SHEIK FASHIONABLY LATE
Duncan Sheik and Lisa Loeb may have put on a good show at the BMG Music party at Sundance last week, but Sheik’s most stirring performance came just before Motorola’s party for the new Miramax film Guinevere. The carload of young women he drove over with accidentally left the rocker locked in the rear of their hatchback while they headed in to Grappa to mingle. “He thought we were playing a joke on him,” says one fellow passenger, “but we just forgot.” Sheik spent several minutes banging on the window, and his futile attempts to catch his friends’ attention eventually set off the car alarm. “You go from party to party,” explains the neglectful friend. “We didn’t realize he was still with us.”

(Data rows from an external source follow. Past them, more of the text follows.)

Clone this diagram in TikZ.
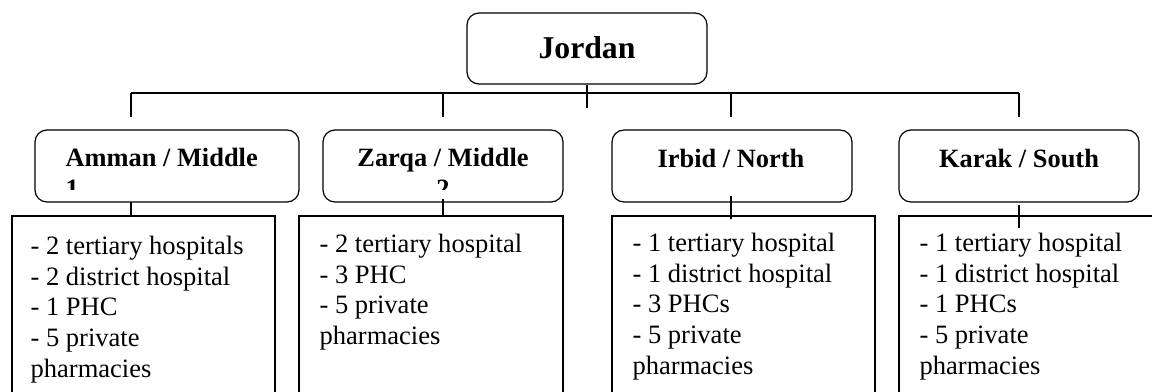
\documentclass[tikz,border=0pt]{standalone}
\usepackage{fontspec}
\setmainfont{Liberation Serif}
\begin{document}
\begin{tikzpicture}[x=0.75pt,y=-0.75pt,line width=0.9pt,
  topbox/.style={draw,rounded corners=9pt,minimum width=180pt,minimum height=53.25pt,inner sep=0pt},
  regbox/.style={draw,rounded corners=9pt,minimum height=54pt,inner sep=0pt},
  listbox/.style={draw,rectangle,minimum height=138pt,inner sep=0pt},
  ttl/.style={inner sep=0pt,font=\bfseries\fontsize{19.8}{22.9}\selectfont},
  lst/.style={inner sep=0pt,align=left,anchor=base west,font=\fontsize{19.9}{22.9}\selectfont}]
\useasboundingbox (0,0) rectangle (1152,392);
\clip (0,0) rectangle (1152,392);
% top
\node[topbox] (j) at (587,48.5) {};
\node[inner sep=0pt,anchor=base,font=\bfseries\fontsize{23.8}{27}\selectfont] (jt) at (587,59) {Jordan};
% regions
\node[regbox,minimum width=198pt] (r1) at (167,166) {};
\node[regbox,minimum width=180pt] (r2) at (443,166) {};
\node[regbox,minimum width=180pt] (r3) at (732,166) {};
\node[regbox,minimum width=180pt] (r4) at (1019,166) {};
\begin{scope}
\clip (0,0) rectangle (1152,189);
\node[ttl,align=left,anchor=base west] (t1) at (65,197.5) {Amman / Middle\\1};
\node[ttl,align=center,anchor=base] (t2) at (443,197.5) {Zarqa / Middle\\2};
\end{scope}
\node[ttl,anchor=base] (t3) at (731,167) {Irbid / North};
\node[ttl,anchor=base] (t4) at (1019,167) {Karak / South};
% lists
\node[listbox,minimum width=197.25pt] (l1) at (143.5,308) {};
\node[listbox,minimum width=198pt] (l2) at (431,308) {};
\node[listbox,minimum width=197.25pt] (l3) at (743.5,308) {};
\node[listbox,minimum width=198pt] (l4) at (1031,308) {};
\node[lst] (x1) at (30,377) {- 2 tertiary hospitals\\- 2 district hospital\\- 1 PHC\\- 5 private\\pharmacies};
\node[lst] (x2) at (319,344.5) {- 2 tertiary hospital\\- 3 PHC\\- 5 private\\pharmacies};
\node[lst] (x3) at (632,374) {- 1 tertiary hospital\\- 1 district hospital\\- 3 PHCs\\- 5 private\\pharmacies};
\node[lst] (x4) at (919,374) {- 1 tertiary hospital\\- 1 district hospital\\- 1 PHCs\\- 5 private\\pharmacies};
% connectors
\coordinate (b1) at (131,93);
\coordinate (b2) at (443,93);
\coordinate (b3) at (731,93);
\coordinate (b4) at (1019,93);
\coordinate (jd) at (587,108);
\coordinate (d1) at (131,117);
\coordinate (d2) at (443,117);
\coordinate (d3) at (731,117);
\coordinate (d4) at (1019,117);
\draw (j.south) -- (jd);
\draw (b1) -- (b4);
\draw (b1) -- (d1);
\draw (b2) -- (d2);
\draw (b3) -- (d3);
\draw (b4) -- (d4);
\coordinate (u1) at (131,202);
\coordinate (u2) at (443,199);
\coordinate (u3) at (731,196);
\coordinate (u4) at (1019,205);
\coordinate (v1) at (131,216);
\coordinate (v2) at (443,216);
\coordinate (v3) at (731,219);
\coordinate (v4) at (1019,228);
\draw (u1) -- (v1);
\draw (u2) -- (v2);
\draw (u3) -- (v3);
\draw (u4) -- (v4);
\end{tikzpicture}
\end{document}
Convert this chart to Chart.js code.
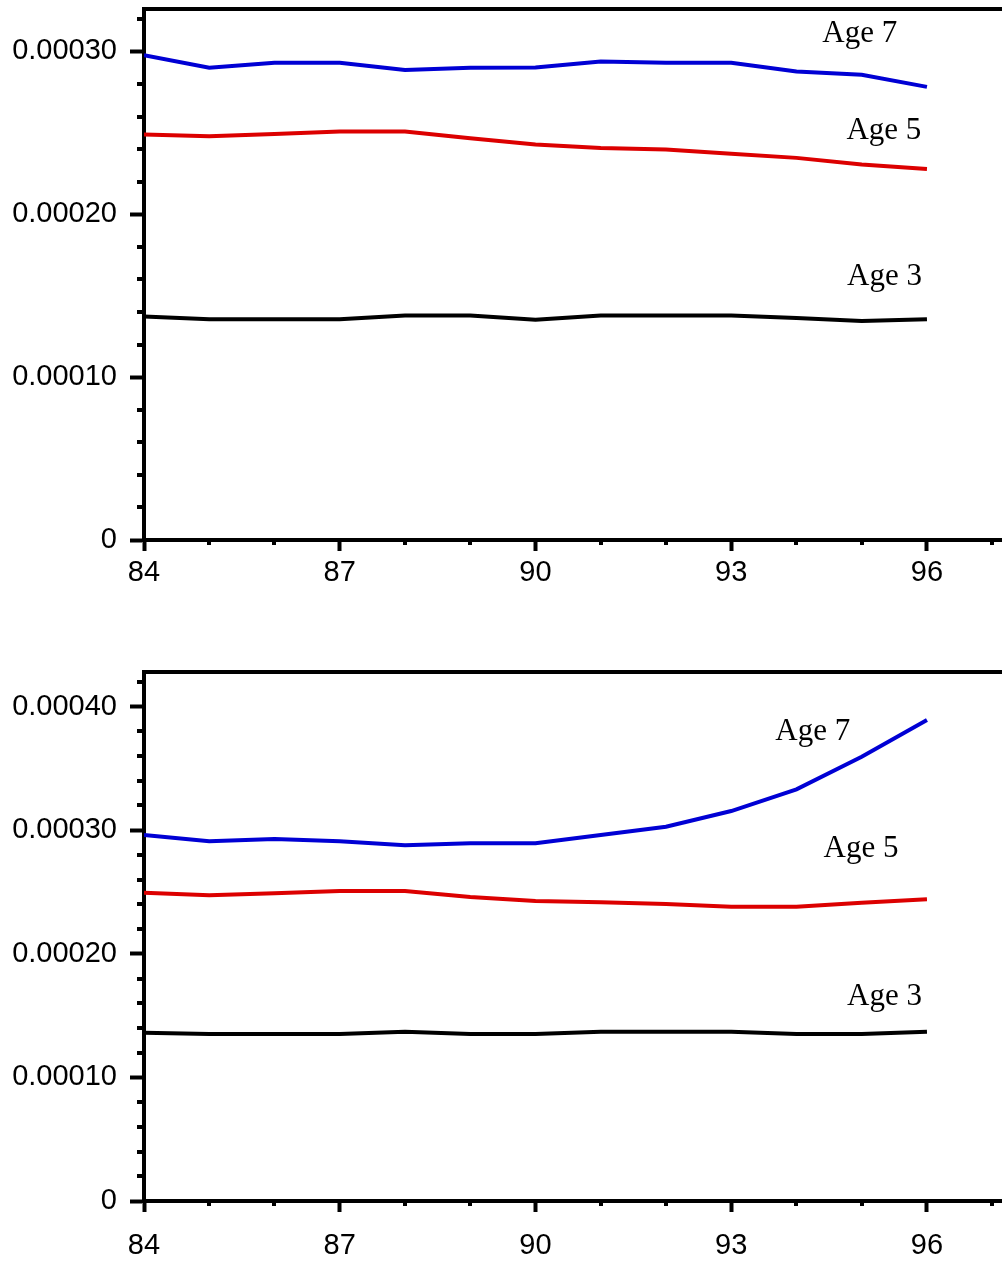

BULWORTH AND ITS GREEN LIGHT
How many executives did it take to plug in Warren Beatty’s Bulworth? Fewer than one would assume, according to Peter Bart, the Variety editor whose new book, The Gross, is now being published by St. Martin’s Press. “Even as Bulworth was shooting,” writes Bart, “a degree of confusion persisted over who had actually green-lighted the project.” Beatty, according to Bart, said that Barry Diller had made the deal when he was at 20th Century Fox, but Diller denied it to Bart. Bill Mechanic, a top Fox executive when the movie was released, told Bart that the deal “was presented to me.” And Joe Roth “professed to be similarly puzzled.” The basic irony – that Rupert Murdoch’s Fox was releasing a sixties-style protest movie – “did not escape Beatty,” Bart writes, and he suggests that Beatty was able to exploit studio turmoil at the time to retain a surprising amount of creative autonomy. “Let’s face it,” says Beatty, calling in from Bulworth’s London premiere, “it couldn’t have been a walk in the park to be an executive with a big corporation that’s owned by an even bigger corporation and have to deal with a guy like me, making a movie for that corporation that says the greatest danger to American democracy is big corporations. However, all the more credit to that corporation for financing the movie. They made it difficult but they did not make it impossible.”